Star Teachers
Over the past 15 years, I have become a bit of a space fanatic. I’ll delve into most anything space-related, and practically every vacation I can recall has involved something launching. But it’s the early days of the space program that often captures my imagination. I am fascinated with the era itself, framing the program against a turbulent backdrop of change, and have an ardent passion for studying the people who were called to this “great adventure on an ultimate frontier.” (Walsh, 2000) These early pioneers joined a space program that was “a program inventing itself,” stepping into jobs that had never been done. (Kranz) And changing our world forever.
While they didn’t literally “make it up” – the space program was built on existing science, engineering, math and early technology – at every turn, the program had to take the existing knowledge base and innovate; new technology, new math, new systems (and systems to manage those systems) new materials…you get the idea.

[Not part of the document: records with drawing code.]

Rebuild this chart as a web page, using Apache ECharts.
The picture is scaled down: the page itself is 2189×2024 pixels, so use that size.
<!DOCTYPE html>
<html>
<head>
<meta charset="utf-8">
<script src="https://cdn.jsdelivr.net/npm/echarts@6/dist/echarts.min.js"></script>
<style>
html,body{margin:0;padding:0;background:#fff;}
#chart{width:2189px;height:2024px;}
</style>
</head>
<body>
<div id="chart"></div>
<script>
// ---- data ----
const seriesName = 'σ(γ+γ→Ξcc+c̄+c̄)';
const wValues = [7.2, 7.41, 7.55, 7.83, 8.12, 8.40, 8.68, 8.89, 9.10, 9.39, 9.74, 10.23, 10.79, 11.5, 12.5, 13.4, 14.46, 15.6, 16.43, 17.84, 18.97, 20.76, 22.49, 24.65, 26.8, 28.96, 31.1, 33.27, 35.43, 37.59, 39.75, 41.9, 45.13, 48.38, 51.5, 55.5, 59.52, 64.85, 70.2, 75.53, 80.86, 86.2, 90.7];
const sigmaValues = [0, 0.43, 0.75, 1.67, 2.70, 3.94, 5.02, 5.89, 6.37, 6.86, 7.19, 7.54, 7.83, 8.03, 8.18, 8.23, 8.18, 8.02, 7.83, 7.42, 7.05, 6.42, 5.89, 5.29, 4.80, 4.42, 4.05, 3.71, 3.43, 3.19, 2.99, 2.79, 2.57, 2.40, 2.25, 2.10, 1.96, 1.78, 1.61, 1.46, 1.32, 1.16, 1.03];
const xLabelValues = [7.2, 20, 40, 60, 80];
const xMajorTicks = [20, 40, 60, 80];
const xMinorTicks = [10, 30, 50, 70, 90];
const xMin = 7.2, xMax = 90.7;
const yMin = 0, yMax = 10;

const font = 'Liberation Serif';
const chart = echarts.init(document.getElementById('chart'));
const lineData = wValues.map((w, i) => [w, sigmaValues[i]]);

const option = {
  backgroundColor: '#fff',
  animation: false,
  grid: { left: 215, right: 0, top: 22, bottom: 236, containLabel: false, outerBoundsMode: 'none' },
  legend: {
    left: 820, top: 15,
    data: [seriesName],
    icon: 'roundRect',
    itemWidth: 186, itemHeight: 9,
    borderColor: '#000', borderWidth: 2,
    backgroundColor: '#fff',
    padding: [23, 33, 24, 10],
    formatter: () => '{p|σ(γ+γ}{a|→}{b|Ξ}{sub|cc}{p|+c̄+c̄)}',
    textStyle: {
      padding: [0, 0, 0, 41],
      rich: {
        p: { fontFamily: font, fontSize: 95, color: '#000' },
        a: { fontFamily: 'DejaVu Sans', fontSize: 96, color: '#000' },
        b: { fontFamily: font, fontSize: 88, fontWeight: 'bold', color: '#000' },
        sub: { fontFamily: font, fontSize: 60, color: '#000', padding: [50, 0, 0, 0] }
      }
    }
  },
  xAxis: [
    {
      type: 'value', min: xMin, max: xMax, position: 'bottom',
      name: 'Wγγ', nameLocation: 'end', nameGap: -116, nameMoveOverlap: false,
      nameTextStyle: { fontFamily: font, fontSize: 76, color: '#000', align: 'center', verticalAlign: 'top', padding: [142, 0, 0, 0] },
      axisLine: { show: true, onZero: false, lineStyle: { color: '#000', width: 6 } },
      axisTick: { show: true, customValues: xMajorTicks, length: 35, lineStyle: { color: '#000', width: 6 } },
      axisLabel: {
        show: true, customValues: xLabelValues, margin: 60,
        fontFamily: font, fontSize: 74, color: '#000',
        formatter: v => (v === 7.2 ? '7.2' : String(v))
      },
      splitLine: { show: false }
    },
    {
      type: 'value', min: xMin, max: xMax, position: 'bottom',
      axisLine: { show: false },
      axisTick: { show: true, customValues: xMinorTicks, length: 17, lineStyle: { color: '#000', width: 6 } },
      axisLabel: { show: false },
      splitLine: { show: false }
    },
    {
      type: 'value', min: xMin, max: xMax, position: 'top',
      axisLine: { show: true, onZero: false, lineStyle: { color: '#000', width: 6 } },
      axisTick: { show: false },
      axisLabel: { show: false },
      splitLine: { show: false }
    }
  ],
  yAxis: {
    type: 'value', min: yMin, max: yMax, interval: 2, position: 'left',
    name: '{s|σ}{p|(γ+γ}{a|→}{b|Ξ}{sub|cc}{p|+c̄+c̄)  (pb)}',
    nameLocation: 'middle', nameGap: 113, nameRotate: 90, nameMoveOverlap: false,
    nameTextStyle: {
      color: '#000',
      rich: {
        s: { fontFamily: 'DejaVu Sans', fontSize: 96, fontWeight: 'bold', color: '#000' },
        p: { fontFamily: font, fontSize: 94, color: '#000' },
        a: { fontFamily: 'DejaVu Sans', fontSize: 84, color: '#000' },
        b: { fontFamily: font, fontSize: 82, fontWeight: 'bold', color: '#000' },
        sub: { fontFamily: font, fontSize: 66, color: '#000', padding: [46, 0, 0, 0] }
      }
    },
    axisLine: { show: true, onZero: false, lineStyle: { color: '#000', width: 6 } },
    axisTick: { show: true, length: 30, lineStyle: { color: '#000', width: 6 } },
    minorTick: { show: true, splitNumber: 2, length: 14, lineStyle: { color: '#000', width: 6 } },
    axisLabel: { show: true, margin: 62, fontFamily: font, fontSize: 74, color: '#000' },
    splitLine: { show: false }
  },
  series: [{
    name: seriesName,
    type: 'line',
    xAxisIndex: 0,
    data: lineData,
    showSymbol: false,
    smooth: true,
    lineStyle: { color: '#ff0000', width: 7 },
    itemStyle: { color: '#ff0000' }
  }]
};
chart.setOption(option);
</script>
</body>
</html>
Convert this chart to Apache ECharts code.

The most amazing thing to me is, the people who did all of that invention and design did it largely from scratch. They leveraged their most important bona fides – their “learner credential”- and took us to the moon. And just under 30 years later, launched the International Space Station.
The very best teachers approach their craft from the belief that educating someone is comprised of far more than the measure of the information they have memorized. These teachers expect their students to be effective learners and thinkers. This approach has never been more urgent, or correct. Globalization, the exponential growth of information and the nearly constant introduction of new technology has made the landscape of work and career one of rapid, perpetual change.
In his book Creating Innovators. The Making of Young People Who Will Change the World, Tony Wagner posits that “Increasingly in the twenty-first century, what you know is far less important than what you can do with what you know. The interest in and ability to create new knowledge to solve problems is the single most important skill that all students must master today.”
Obviously, the pioneers of the space program possessed this skill – in abundance. Despite eventual career experiences that could not have been imagined during their formative years in the classroom, they used what they did know, combined it with creativity, agility, adaptability and well, just the hard work of deep thinking , and created an entirely new knowledge base.
My work is about how.
I want to know how some of our nation’s finest thinkers, innovators and leaders were nurtured to succeed in the unknown.
What kind of a teacher creates an astronaut when no such career exists?
What professor develops an engineer who builds a car that must be road-worthy on a planet he or she has never visited?
What educational experiences lead to the achievements of the Space Shuttle Program, the scientific exploration of Sky Lab and the building of the International Space Station?